- What is expected -
Leave the pictures out. Return all other data exactly.
┄┄┄┄┄┄┄┄┄┄┄┄┄┄┄┄┄┄┄┄
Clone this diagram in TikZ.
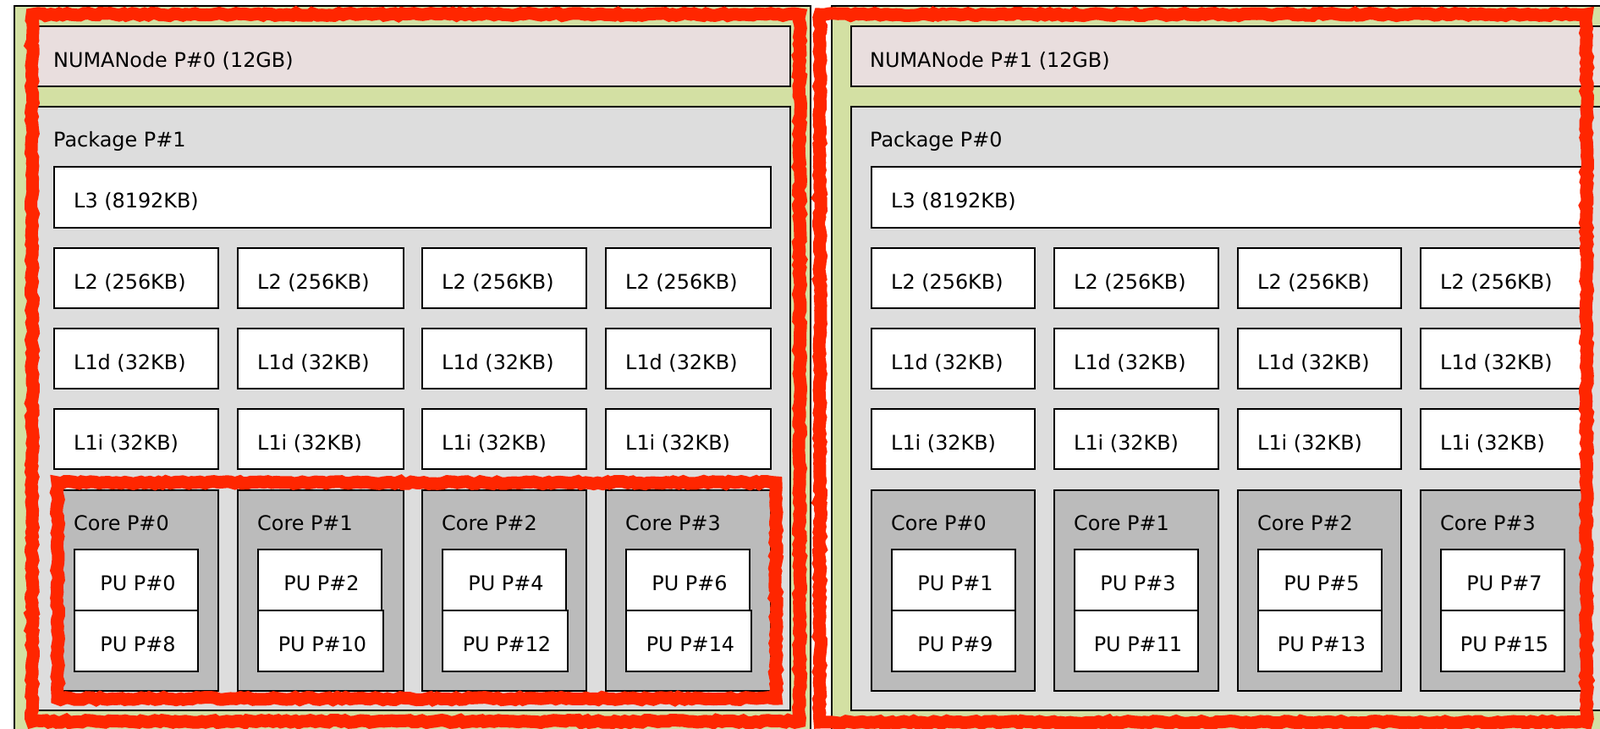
\documentclass[tikz,border=0pt]{standalone}
\usepackage{fontspec}
\setmainfont{DejaVu Sans}
\usetikzlibrary{positioning,decorations.pathmorphing}
\definecolor{machgreen}{HTML}{D3E0A3}
\definecolor{numapink}{HTML}{E9DEDE}
\definecolor{pkggray}{HTML}{DDDDDD}
\definecolor{coregray}{HTML}{BBBBBB}
\definecolor{scribred}{HTML}{FF2600}
\tikzset{
  box/.style 2 args={anchor=north west,inner sep=0pt,minimum width=#1pt,minimum height=#2pt},
  hw/.style={draw=black,line width=2pt},
  machine/.style={hw,fill=machgreen},
  numa/.style={hw,fill=numapink},
  pkg/.style={hw,fill=pkggray},
  cache/.style={hw,fill=white},
  core/.style={hw,fill=coregray},
  pu/.style={hw,fill=white},
  lbl/.style={anchor=base west,inner sep=0pt},
  pulbl/.style={anchor=base,inner sep=0pt},
  scribble/.style={draw=scribred,line width=15pt,line join=miter,miter limit=2,
    decorate,decoration={random steps,segment length=5pt,amplitude=1.5pt}},
}

\begin{document}
\begin{tikzpicture}[x=1pt,y=-1pt,every node/.style={font=\fontsize{23.9}{28}\selectfont}]
\useasboundingbox (0,0) rectangle (1891,860);
\clip (0,0) rectangle (1891,860);

% two machines, the right one runs off the page
\node[machine,box={941}{920}] (machA) at (16,6) {};
\node[machine,box={960}{920}] (machB) at (982,6) {};

% left: NUMANode P#0 / Package P#1
\node[numa,box={893}{71}] (numaA) at (40,30) {};
\node[lbl] (numaA-t) at ([xshift=23pt,yshift=-12.5pt]numaA.west) {NUMANode P\#0 (12GB)};
\node[pkg,box={893}{713}] (pkgA) at (40,125) {};
\node[lbl] (pkgA-t) at ([xshift=23pt,yshift=-48pt]pkgA.north west) {Package P\#1};
\node[cache,box={847}{72}] (l3A) at (63,196) {};
\node[lbl] (l3A-t) at ([xshift=24pt,yshift=-12.5pt]l3A.west) {L3 (8192KB)};
\foreach \x/\w/\pw/\c/\pa/\pb in {63/194/146/0/0/8,280/196/148/1/2/10,498/194/148/2/4/12,715/195/148/3/6/14}{
  \node[cache,box={\w}{71}] (l2A\c) at (\x,292) {};
  \node[lbl] (l2A\c-t) at ([xshift=24pt,yshift=-12.5pt]l2A\c.west) {L2 (256KB)};
  \node[cache,box={\w}{71}] (l1dA\c) at (\x,387) {};
  \node[lbl] (l1dA\c-t) at ([xshift=24pt,yshift=-12.5pt]l1dA\c.west) {L1d (32KB)};
  \node[cache,box={\w}{71}] (l1iA\c) at (\x,482) {};
  \node[lbl] (l1iA\c-t) at ([xshift=24pt,yshift=-12.5pt]l1iA\c.west) {L1i (32KB)};
  \node[core,box={\w}{237}] (coreA\c) at (\x,578) {};
  \node[lbl] (coreA\c-t) at ([xshift=24pt,yshift=-48pt]coreA\c.north west) {Core P\#\c};
  \node[pu,box={146}{72}] (puA\pa) at (\x+24,648) {};
  \node[pulbl] (puA\pa-t) at ([xshift=2pt,yshift=-12.5pt]puA\pa.center) {PU P\#\pa};
  \node[pu,box={\pw}{72}] (puA\pb) at (\x+24,720) {};
  \node[pulbl] (puA\pb-t) at ([xshift=2pt,yshift=-12.5pt]puA\pb.center) {PU P\#\pb};
}

% right: NUMANode P#1 / Package P#0
\node[numa,box={889}{71}] (numaB) at (1005,30) {};
\node[lbl] (numaB-t) at ([xshift=23pt,yshift=-12.5pt]numaB.west) {NUMANode P\#1 (12GB)};
\node[pkg,box={889}{713}] (pkgB) at (1005,125) {};
\node[lbl] (pkgB-t) at ([xshift=23pt,yshift=-48pt]pkgB.north west) {Package P\#0};
\node[cache,box={842}{72}] (l3B) at (1029,196) {};
\node[lbl] (l3B-t) at ([xshift=24pt,yshift=-12.5pt]l3B.west) {L3 (8192KB)};
\foreach \x/\w/\c/\pa/\pb in {1029/193/0/1/9,1245/194/1/3/11,1462/193/2/5/13,1678/193/3/7/15}{
  \node[cache,box={\w}{71}] (l2B\c) at (\x,292) {};
  \node[lbl] (l2B\c-t) at ([xshift=24pt,yshift=-12.5pt]l2B\c.west) {L2 (256KB)};
  \node[cache,box={\w}{71}] (l1dB\c) at (\x,387) {};
  \node[lbl] (l1dB\c-t) at ([xshift=24pt,yshift=-12.5pt]l1dB\c.west) {L1d (32KB)};
  \node[cache,box={\w}{71}] (l1iB\c) at (\x,482) {};
  \node[lbl] (l1iB\c-t) at ([xshift=24pt,yshift=-12.5pt]l1iB\c.west) {L1i (32KB)};
  \node[core,box={\w}{237}] (coreB\c) at (\x,578) {};
  \node[lbl] (coreB\c-t) at ([xshift=24pt,yshift=-48pt]coreB\c.north west) {Core P\#\c};
  \node[pu,box={146}{72}] (puB\pa) at (\x+24,648) {};
  \node[pulbl] (puB\pa-t) at ([xshift=2pt,yshift=-12.5pt]puB\pa.center) {PU P\#\pa};
  \node[pu,box={146}{72}] (puB\pb) at (\x+24,720) {};
  \node[pulbl] (puB\pb-t) at ([xshift=2pt,yshift=-12.5pt]puB\pb.center) {PU P\#\pb};
}

% red marker strokes
\draw[scribble] (38,17) rectangle (945,852);
\draw[scribble] (969,17) rectangle (1875,853);
\draw[scribble] (68,570) rectangle (917,825);
\end{tikzpicture}
\end{document}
┄┄┄┄┄┄┄┄┄┄┄┄┄┄┄┄┄┄┄┄
- Reply to the exercise -
Clone this diagram in TikZ.
\documentclass[tikz,border=0pt]{standalone}
\usepackage{fontspec}
\setmainfont{DejaVu Sans}
\usetikzlibrary{positioning,decorations.pathmorphing}
\definecolor{machgreen}{HTML}{D3E0A3}
\definecolor{numapink}{HTML}{E9DEDE}
\definecolor{pkggray}{HTML}{DDDDDD}
\definecolor{coregray}{HTML}{BBBBBB}
\definecolor{scribred}{HTML}{FF2600}
\tikzset{
  box/.style 2 args={anchor=north west,inner sep=0pt,minimum width=#1pt,minimum height=#2pt},
  hw/.style={draw=black,line width=2pt},
  machine/.style={hw,fill=machgreen},
  numa/.style={hw,fill=numapink},
  pkg/.style={hw,fill=pkggray},
  cache/.style={hw,fill=white},
  core/.style={hw,fill=coregray},
  pu/.style={hw,fill=white},
  lbl/.style={anchor=base west,inner sep=0pt},
  pulbl/.style={anchor=base,inner sep=0pt},
  scribble/.style={draw=scribred,line width=15pt,line join=miter,miter limit=2,
    decorate,decoration={random steps,segment length=5pt,amplitude=1.5pt}},
}

\begin{document}
\begin{tikzpicture}[x=1pt,y=-1pt,every node/.style={font=\fontsize{23.9}{28}\selectfont}]
\useasboundingbox (0,0) rectangle (1891,860);
\clip (0,0) rectangle (1891,860);

% two machines, the right one runs off the page
\node[machine,box={941}{920}] (machA) at (16,6) {};
\node[machine,box={960}{920}] (machB) at (982,6) {};

% left: NUMANode P#0 / Package P#1
\node[numa,box={893}{71}] (numaA) at (40,30) {};
\node[lbl] (numaA-t) at ([xshift=23pt,yshift=-12.5pt]numaA.west) {NUMANode P\#0 (12GB)};
\node[pkg,box={893}{713}] (pkgA) at (40,125) {};
\node[lbl] (pkgA-t) at ([xshift=23pt,yshift=-48pt]pkgA.north west) {Package P\#1};
\node[cache,box={847}{72}] (l3A) at (63,196) {};
\node[lbl] (l3A-t) at ([xshift=24pt,yshift=-12.5pt]l3A.west) {L3 (8192KB)};
\foreach \x/\w/\pw/\c/\pa/\pb in {63/194/146/0/0/8,280/196/148/1/2/10,498/194/148/2/4/12,715/195/148/3/6/14}{
  \node[cache,box={\w}{71}] (l2A\c) at (\x,292) {};
  \node[lbl] (l2A\c-t) at ([xshift=24pt,yshift=-12.5pt]l2A\c.west) {L2 (256KB)};
  \node[cache,box={\w}{71}] (l1dA\c) at (\x,387) {};
  \node[lbl] (l1dA\c-t) at ([xshift=24pt,yshift=-12.5pt]l1dA\c.west) {L1d (32KB)};
  \node[cache,box={\w}{71}] (l1iA\c) at (\x,482) {};
  \node[lbl] (l1iA\c-t) at ([xshift=24pt,yshift=-12.5pt]l1iA\c.west) {L1i (32KB)};
  \node[core,box={\w}{237}] (coreA\c) at (\x,578) {};
  \node[lbl] (coreA\c-t) at ([xshift=24pt,yshift=-48pt]coreA\c.north west) {Core P\#\c};
  \node[pu,box={146}{72}] (puA\pa) at (\x+24,648) {};
  \node[pulbl] (puA\pa-t) at ([xshift=2pt,yshift=-12.5pt]puA\pa.center) {PU P\#\pa};
  \node[pu,box={\pw}{72}] (puA\pb) at (\x+24,720) {};
  \node[pulbl] (puA\pb-t) at ([xshift=2pt,yshift=-12.5pt]puA\pb.center) {PU P\#\pb};
}

% right: NUMANode P#1 / Package P#0
\node[numa,box={889}{71}] (numaB) at (1005,30) {};
\node[lbl] (numaB-t) at ([xshift=23pt,yshift=-12.5pt]numaB.west) {NUMANode P\#1 (12GB)};
\node[pkg,box={889}{713}] (pkgB) at (1005,125) {};
\node[lbl] (pkgB-t) at ([xshift=23pt,yshift=-48pt]pkgB.north west) {Package P\#0};
\node[cache,box={842}{72}] (l3B) at (1029,196) {};
\node[lbl] (l3B-t) at ([xshift=24pt,yshift=-12.5pt]l3B.west) {L3 (8192KB)};
\foreach \x/\w/\c/\pa/\pb in {1029/193/0/1/9,1245/194/1/3/11,1462/193/2/5/13,1678/193/3/7/15}{
  \node[cache,box={\w}{71}] (l2B\c) at (\x,292) {};
  \node[lbl] (l2B\c-t) at ([xshift=24pt,yshift=-12.5pt]l2B\c.west) {L2 (256KB)};
  \node[cache,box={\w}{71}] (l1dB\c) at (\x,387) {};
  \node[lbl] (l1dB\c-t) at ([xshift=24pt,yshift=-12.5pt]l1dB\c.west) {L1d (32KB)};
  \node[cache,box={\w}{71}] (l1iB\c) at (\x,482) {};
  \node[lbl] (l1iB\c-t) at ([xshift=24pt,yshift=-12.5pt]l1iB\c.west) {L1i (32KB)};
  \node[core,box={\w}{237}] (coreB\c) at (\x,578) {};
  \node[lbl] (coreB\c-t) at ([xshift=24pt,yshift=-48pt]coreB\c.north west) {Core P\#\c};
  \node[pu,box={146}{72}] (puB\pa) at (\x+24,648) {};
  \node[pulbl] (puB\pa-t) at ([xshift=2pt,yshift=-12.5pt]puB\pa.center) {PU P\#\pa};
  \node[pu,box={146}{72}] (puB\pb) at (\x+24,720) {};
  \node[pulbl] (puB\pb-t) at ([xshift=2pt,yshift=-12.5pt]puB\pb.center) {PU P\#\pb};
}

% red marker strokes
\draw[scribble] (38,17) rectangle (945,852);
\draw[scribble] (969,17) rectangle (1875,853);
\draw[scribble] (68,570) rectangle (917,825);
\end{tikzpicture}
\end{document}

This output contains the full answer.